>>>
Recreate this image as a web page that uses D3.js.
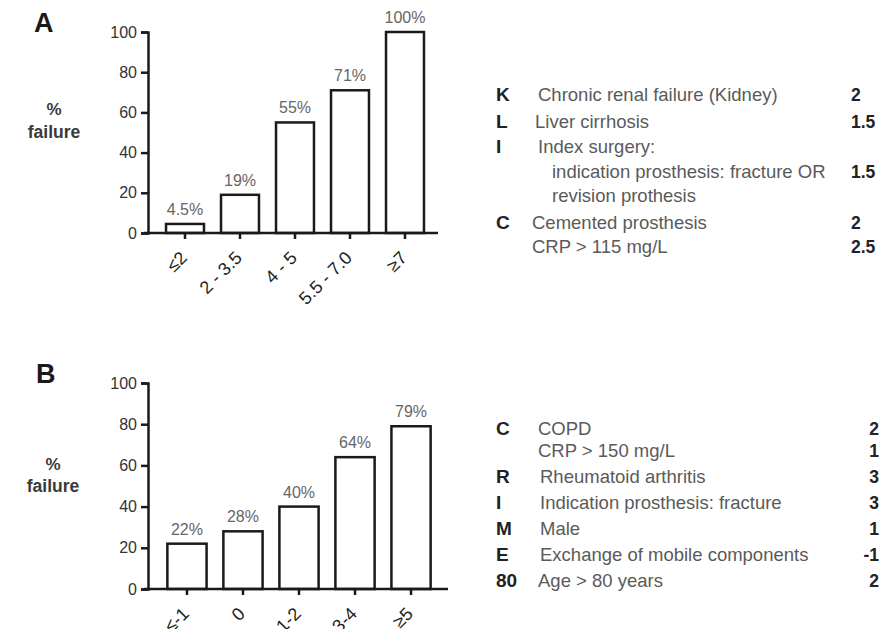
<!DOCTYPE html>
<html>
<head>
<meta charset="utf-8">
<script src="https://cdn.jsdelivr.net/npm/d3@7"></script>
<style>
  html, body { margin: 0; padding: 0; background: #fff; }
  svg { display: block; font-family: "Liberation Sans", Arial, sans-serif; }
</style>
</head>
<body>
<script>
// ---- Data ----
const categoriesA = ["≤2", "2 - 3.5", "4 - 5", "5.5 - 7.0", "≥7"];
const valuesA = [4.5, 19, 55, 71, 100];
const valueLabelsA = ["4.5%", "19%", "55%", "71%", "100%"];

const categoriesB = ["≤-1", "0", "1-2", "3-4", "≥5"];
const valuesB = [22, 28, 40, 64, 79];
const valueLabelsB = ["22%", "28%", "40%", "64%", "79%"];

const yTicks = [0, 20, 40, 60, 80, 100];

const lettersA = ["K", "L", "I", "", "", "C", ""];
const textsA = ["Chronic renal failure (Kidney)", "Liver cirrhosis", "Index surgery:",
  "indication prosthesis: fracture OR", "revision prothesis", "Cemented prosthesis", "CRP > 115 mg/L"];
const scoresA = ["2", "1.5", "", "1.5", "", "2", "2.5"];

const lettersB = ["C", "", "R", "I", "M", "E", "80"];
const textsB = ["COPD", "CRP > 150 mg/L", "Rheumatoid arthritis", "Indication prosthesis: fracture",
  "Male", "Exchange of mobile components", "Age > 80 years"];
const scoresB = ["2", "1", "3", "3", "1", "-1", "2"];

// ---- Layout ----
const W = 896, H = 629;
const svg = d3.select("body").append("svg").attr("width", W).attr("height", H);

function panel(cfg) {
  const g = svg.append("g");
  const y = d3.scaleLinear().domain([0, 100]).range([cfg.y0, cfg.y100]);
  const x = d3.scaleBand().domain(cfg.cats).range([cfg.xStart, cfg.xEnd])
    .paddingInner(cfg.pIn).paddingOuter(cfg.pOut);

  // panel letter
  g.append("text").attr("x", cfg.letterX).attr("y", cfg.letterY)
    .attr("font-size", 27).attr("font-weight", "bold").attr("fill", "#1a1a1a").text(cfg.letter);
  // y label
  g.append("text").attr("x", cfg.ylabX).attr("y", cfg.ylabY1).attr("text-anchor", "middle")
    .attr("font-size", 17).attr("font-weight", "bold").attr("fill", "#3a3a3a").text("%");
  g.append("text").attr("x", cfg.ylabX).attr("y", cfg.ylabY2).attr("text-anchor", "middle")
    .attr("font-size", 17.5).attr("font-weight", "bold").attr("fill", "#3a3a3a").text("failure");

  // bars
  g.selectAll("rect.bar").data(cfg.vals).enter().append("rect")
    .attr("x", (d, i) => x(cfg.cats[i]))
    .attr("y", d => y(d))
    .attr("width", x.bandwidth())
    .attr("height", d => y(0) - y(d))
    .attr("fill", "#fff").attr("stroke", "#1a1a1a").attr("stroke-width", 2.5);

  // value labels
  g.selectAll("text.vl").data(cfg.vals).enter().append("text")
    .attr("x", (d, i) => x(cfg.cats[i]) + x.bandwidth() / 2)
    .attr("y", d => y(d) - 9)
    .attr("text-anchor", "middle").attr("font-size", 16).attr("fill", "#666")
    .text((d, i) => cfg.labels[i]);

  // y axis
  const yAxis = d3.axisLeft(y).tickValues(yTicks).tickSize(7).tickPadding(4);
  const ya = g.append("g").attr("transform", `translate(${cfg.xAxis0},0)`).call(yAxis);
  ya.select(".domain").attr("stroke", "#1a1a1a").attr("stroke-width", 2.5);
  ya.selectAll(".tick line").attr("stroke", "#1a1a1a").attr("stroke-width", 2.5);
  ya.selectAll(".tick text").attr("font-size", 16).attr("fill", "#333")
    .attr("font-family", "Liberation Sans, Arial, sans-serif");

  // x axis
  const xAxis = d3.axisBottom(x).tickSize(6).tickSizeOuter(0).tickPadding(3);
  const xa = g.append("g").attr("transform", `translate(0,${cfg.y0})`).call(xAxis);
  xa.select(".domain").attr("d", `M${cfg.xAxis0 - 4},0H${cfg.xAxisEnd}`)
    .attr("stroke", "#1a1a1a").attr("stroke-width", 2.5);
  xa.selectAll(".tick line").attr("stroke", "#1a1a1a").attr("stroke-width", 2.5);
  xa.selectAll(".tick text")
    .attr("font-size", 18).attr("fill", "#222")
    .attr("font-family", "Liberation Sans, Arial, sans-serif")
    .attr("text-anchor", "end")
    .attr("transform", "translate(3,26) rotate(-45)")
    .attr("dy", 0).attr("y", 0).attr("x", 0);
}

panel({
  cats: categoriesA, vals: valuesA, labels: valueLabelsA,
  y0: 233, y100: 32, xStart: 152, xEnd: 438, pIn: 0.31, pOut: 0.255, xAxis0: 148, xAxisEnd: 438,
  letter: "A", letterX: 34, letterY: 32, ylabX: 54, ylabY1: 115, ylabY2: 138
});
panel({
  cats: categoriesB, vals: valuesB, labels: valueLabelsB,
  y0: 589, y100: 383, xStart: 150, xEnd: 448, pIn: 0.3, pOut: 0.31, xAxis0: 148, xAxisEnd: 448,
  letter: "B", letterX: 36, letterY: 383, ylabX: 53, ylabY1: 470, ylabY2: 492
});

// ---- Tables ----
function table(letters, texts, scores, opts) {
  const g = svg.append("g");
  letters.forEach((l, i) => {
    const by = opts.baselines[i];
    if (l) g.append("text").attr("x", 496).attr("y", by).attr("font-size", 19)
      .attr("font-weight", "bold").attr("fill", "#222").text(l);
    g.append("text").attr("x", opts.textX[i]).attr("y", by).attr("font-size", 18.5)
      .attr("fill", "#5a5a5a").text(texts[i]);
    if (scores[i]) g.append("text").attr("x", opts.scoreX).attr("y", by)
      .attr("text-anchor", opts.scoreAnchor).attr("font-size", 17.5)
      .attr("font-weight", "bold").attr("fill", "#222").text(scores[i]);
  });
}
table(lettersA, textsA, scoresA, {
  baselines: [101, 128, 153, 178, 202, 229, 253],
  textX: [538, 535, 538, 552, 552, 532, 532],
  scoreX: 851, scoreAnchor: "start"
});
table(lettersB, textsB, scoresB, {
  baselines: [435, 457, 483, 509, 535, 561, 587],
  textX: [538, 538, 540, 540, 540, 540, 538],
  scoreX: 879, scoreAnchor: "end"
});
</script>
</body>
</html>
<<<
Written exercise → Exactly restate the lines from the beginning of the data through the line with "const yTicks = [0, 20, 40, 60, 80, 100];", and no others, keeping pictures out.

Task response →
Recreate this image as a web page that uses D3.js.
<!DOCTYPE html>
<html>
<head>
<meta charset="utf-8">
<script src="https://cdn.jsdelivr.net/npm/d3@7"></script>
<style>
  html, body { margin: 0; padding: 0; background: #fff; }
  svg { display: block; font-family: "Liberation Sans", Arial, sans-serif; }
</style>
</head>
<body>
<script>
// ---- Data ----
const categoriesA = ["≤2", "2 - 3.5", "4 - 5", "5.5 - 7.0", "≥7"];
const valuesA = [4.5, 19, 55, 71, 100];
const valueLabelsA = ["4.5%", "19%", "55%", "71%", "100%"];

const categoriesB = ["≤-1", "0", "1-2", "3-4", "≥5"];
const valuesB = [22, 28, 40, 64, 79];
const valueLabelsB = ["22%", "28%", "40%", "64%", "79%"];

const yTicks = [0, 20, 40, 60, 80, 100];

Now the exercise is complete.